Supplied material
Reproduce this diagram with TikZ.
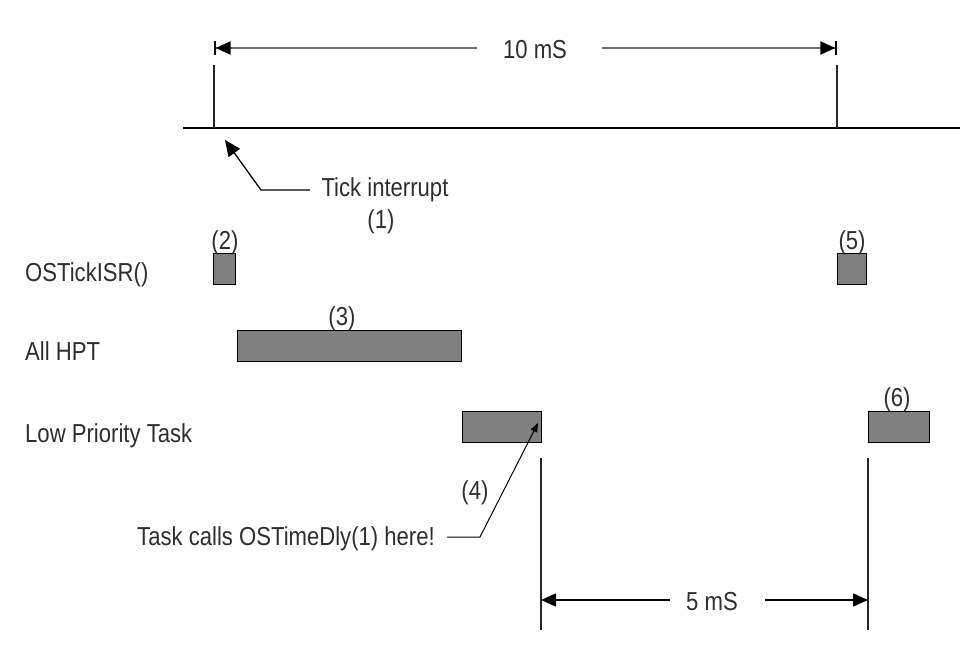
\documentclass[tikz,border=0pt]{standalone}
\usepackage{fontspec}
\setmainfont[FakeStretch=0.85]{Liberation Sans}
\usetikzlibrary{arrows.meta}
\definecolor{txt}{HTML}{2E2E2E}
\definecolor{boxfill}{HTML}{808080}
\definecolor{dimgray}{HTML}{6E6E6E}
\begin{document}
\begin{tikzpicture}[x=1pt,y=-1pt,
  lbl/.style={inner sep=0pt, text=txt, font=\fontsize{26}{30}\selectfont},
  taskbox/.style={draw=black, fill=boxfill, line width=1.4pt, inner sep=0pt, anchor=north west},
  axis/.style={draw=black, line width=1.4pt},
  tickline/.style={draw=black!85, line width=1.4pt},
  topdim/.style={draw=dimgray, line width=2pt, -{Triangle[length=15pt,width=13pt,color=black,fill=black]Bar[width=14pt,line width=1.6pt,color=black]}},
  botdim/.style={draw=black, line width=1.6pt, -{Triangle[length=15pt,width=13pt]}},
  ptr/.style={draw=black, line width=1.3pt, -{Triangle[length=16pt,width=14pt]}},
  smallptr/.style={draw=black, line width=1pt, -{Triangle[length=9pt,width=7pt]}}
]
\useasboundingbox (0,0) rectangle (975,652);
\fill[white] (0,0) rectangle (975,652);

% top time axis
\coordinate (axL) at (183,128);
\coordinate (axR) at (960,128);
\draw[axis] (axL) -- (axR);
\coordinate (tk1top) at (214,65);
\coordinate (tk1bot) at (214,128);
\coordinate (tk2top) at (837,65);
\coordinate (tk2bot) at (837,128);
\draw[tickline] (tk1top) -- (tk1bot);
\draw[tickline] (tk2top) -- (tk2bot);

% 10 mS dimension
\node[lbl] (ten) at (535,50) {10 mS};
\coordinate (tenA) at (214,48);
\coordinate (tenB) at (837,48);
\coordinate (tenLs) at (477,48);
\coordinate (tenRs) at (602,48);
\draw[topdim] (tenLs) -- (tenA);
\draw[topdim] (tenRs) -- (tenB);

% tick interrupt
\node[lbl] (tick) at (385,190) {Tick interrupt};
\node[lbl] (one) at (381,222) {(1)};
\coordinate (tickS) at (310,190);
\coordinate (tickK) at (261,190);
\coordinate (tickA) at (225,140);
\draw[ptr] (tickS) -- (tickK) -- (tickA);

% row labels
\node[lbl, anchor=west] (rowisr) at (25,275) {OSTickISR()};
\node[lbl, anchor=west] (rowhpt) at (25,351) {All HPT};
\node[lbl, anchor=west] (rowlow) at (25,436) {Low Priority Task};

% boxes
\node[taskbox, minimum width=22pt, minimum height=31pt] (b2) at (213,253) {};
\node[taskbox, minimum width=224pt, minimum height=31pt] (b3) at (237,330) {};
\node[taskbox, minimum width=79pt, minimum height=31pt] (b4) at (462,411) {};
\node[taskbox, minimum width=29pt, minimum height=31pt] (b5) at (837,253) {};
\node[taskbox, minimum width=61pt, minimum height=31pt] (b6) at (868,411) {};

% numbers
\node[lbl] (n2) at (225,243) {(2)};
\node[lbl] (n3) at (342,319) {(3)};
\node[lbl] (n5) at (852,243) {(5)};
\node[lbl] (n6) at (897,400) {(6)};
\node[lbl] (n4) at (475,493) {(4)};

% task calls OSTimeDly
\node[lbl] (calls) at (286,539) {Task calls OSTimeDly(1) here!};
\coordinate (callS) at (447,537);
\coordinate (callK) at (480,537);
\coordinate (callA) at (538,423);
\draw[smallptr] (callS) -- (callK) -- (callA);

% 5 mS dimension
\coordinate (v1top) at (541,458);
\coordinate (v1bot) at (541,630);
\coordinate (v2top) at (868,458);
\coordinate (v2bot) at (868,630);
\draw[tickline] (v1top) -- (v1bot);
\draw[tickline] (v2top) -- (v2bot);
\node[lbl] (five) at (712,602) {5 mS};
\coordinate (fiveA) at (541,600);
\coordinate (fiveB) at (868,600);
\coordinate (fiveLs) at (670,600);
\coordinate (fiveRs) at (765,600);
\draw[botdim] (fiveLs) -- (fiveA);
\draw[botdim] (fiveRs) -- (fiveB);
\end{tikzpicture}
\end{document}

Exercise aim
Repeat the data exactly in full, omitting its pictures.

Task answer
Reproduce this diagram with TikZ.
\documentclass[tikz,border=0pt]{standalone}
\usepackage{fontspec}
\setmainfont[FakeStretch=0.85]{Liberation Sans}
\usetikzlibrary{arrows.meta}
\definecolor{txt}{HTML}{2E2E2E}
\definecolor{boxfill}{HTML}{808080}
\definecolor{dimgray}{HTML}{6E6E6E}
\begin{document}
\begin{tikzpicture}[x=1pt,y=-1pt,
  lbl/.style={inner sep=0pt, text=txt, font=\fontsize{26}{30}\selectfont},
  taskbox/.style={draw=black, fill=boxfill, line width=1.4pt, inner sep=0pt, anchor=north west},
  axis/.style={draw=black, line width=1.4pt},
  tickline/.style={draw=black!85, line width=1.4pt},
  topdim/.style={draw=dimgray, line width=2pt, -{Triangle[length=15pt,width=13pt,color=black,fill=black]Bar[width=14pt,line width=1.6pt,color=black]}},
  botdim/.style={draw=black, line width=1.6pt, -{Triangle[length=15pt,width=13pt]}},
  ptr/.style={draw=black, line width=1.3pt, -{Triangle[length=16pt,width=14pt]}},
  smallptr/.style={draw=black, line width=1pt, -{Triangle[length=9pt,width=7pt]}}
]
\useasboundingbox (0,0) rectangle (975,652);
\fill[white] (0,0) rectangle (975,652);

% top time axis
\coordinate (axL) at (183,128);
\coordinate (axR) at (960,128);
\draw[axis] (axL) -- (axR);
\coordinate (tk1top) at (214,65);
\coordinate (tk1bot) at (214,128);
\coordinate (tk2top) at (837,65);
\coordinate (tk2bot) at (837,128);
\draw[tickline] (tk1top) -- (tk1bot);
\draw[tickline] (tk2top) -- (tk2bot);

% 10 mS dimension
\node[lbl] (ten) at (535,50) {10 mS};
\coordinate (tenA) at (214,48);
\coordinate (tenB) at (837,48);
\coordinate (tenLs) at (477,48);
\coordinate (tenRs) at (602,48);
\draw[topdim] (tenLs) -- (tenA);
\draw[topdim] (tenRs) -- (tenB);

% tick interrupt
\node[lbl] (tick) at (385,190) {Tick interrupt};
\node[lbl] (one) at (381,222) {(1)};
\coordinate (tickS) at (310,190);
\coordinate (tickK) at (261,190);
\coordinate (tickA) at (225,140);
\draw[ptr] (tickS) -- (tickK) -- (tickA);

% row labels
\node[lbl, anchor=west] (rowisr) at (25,275) {OSTickISR()};
\node[lbl, anchor=west] (rowhpt) at (25,351) {All HPT};
\node[lbl, anchor=west] (rowlow) at (25,436) {Low Priority Task};

% boxes
\node[taskbox, minimum width=22pt, minimum height=31pt] (b2) at (213,253) {};
\node[taskbox, minimum width=224pt, minimum height=31pt] (b3) at (237,330) {};
\node[taskbox, minimum width=79pt, minimum height=31pt] (b4) at (462,411) {};
\node[taskbox, minimum width=29pt, minimum height=31pt] (b5) at (837,253) {};
\node[taskbox, minimum width=61pt, minimum height=31pt] (b6) at (868,411) {};

% numbers
\node[lbl] (n2) at (225,243) {(2)};
\node[lbl] (n3) at (342,319) {(3)};
\node[lbl] (n5) at (852,243) {(5)};
\node[lbl] (n6) at (897,400) {(6)};
\node[lbl] (n4) at (475,493) {(4)};

% task calls OSTimeDly
\node[lbl] (calls) at (286,539) {Task calls OSTimeDly(1) here!};
\coordinate (callS) at (447,537);
\coordinate (callK) at (480,537);
\coordinate (callA) at (538,423);
\draw[smallptr] (callS) -- (callK) -- (callA);

% 5 mS dimension
\coordinate (v1top) at (541,458);
\coordinate (v1bot) at (541,630);
\coordinate (v2top) at (868,458);
\coordinate (v2bot) at (868,630);
\draw[tickline] (v1top) -- (v1bot);
\draw[tickline] (v2top) -- (v2bot);
\node[lbl] (five) at (712,602) {5 mS};
\coordinate (fiveA) at (541,600);
\coordinate (fiveB) at (868,600);
\coordinate (fiveLs) at (670,600);
\coordinate (fiveRs) at (765,600);
\draw[botdim] (fiveLs) -- (fiveA);
\draw[botdim] (fiveRs) -- (fiveB);
\end{tikzpicture}
\end{document}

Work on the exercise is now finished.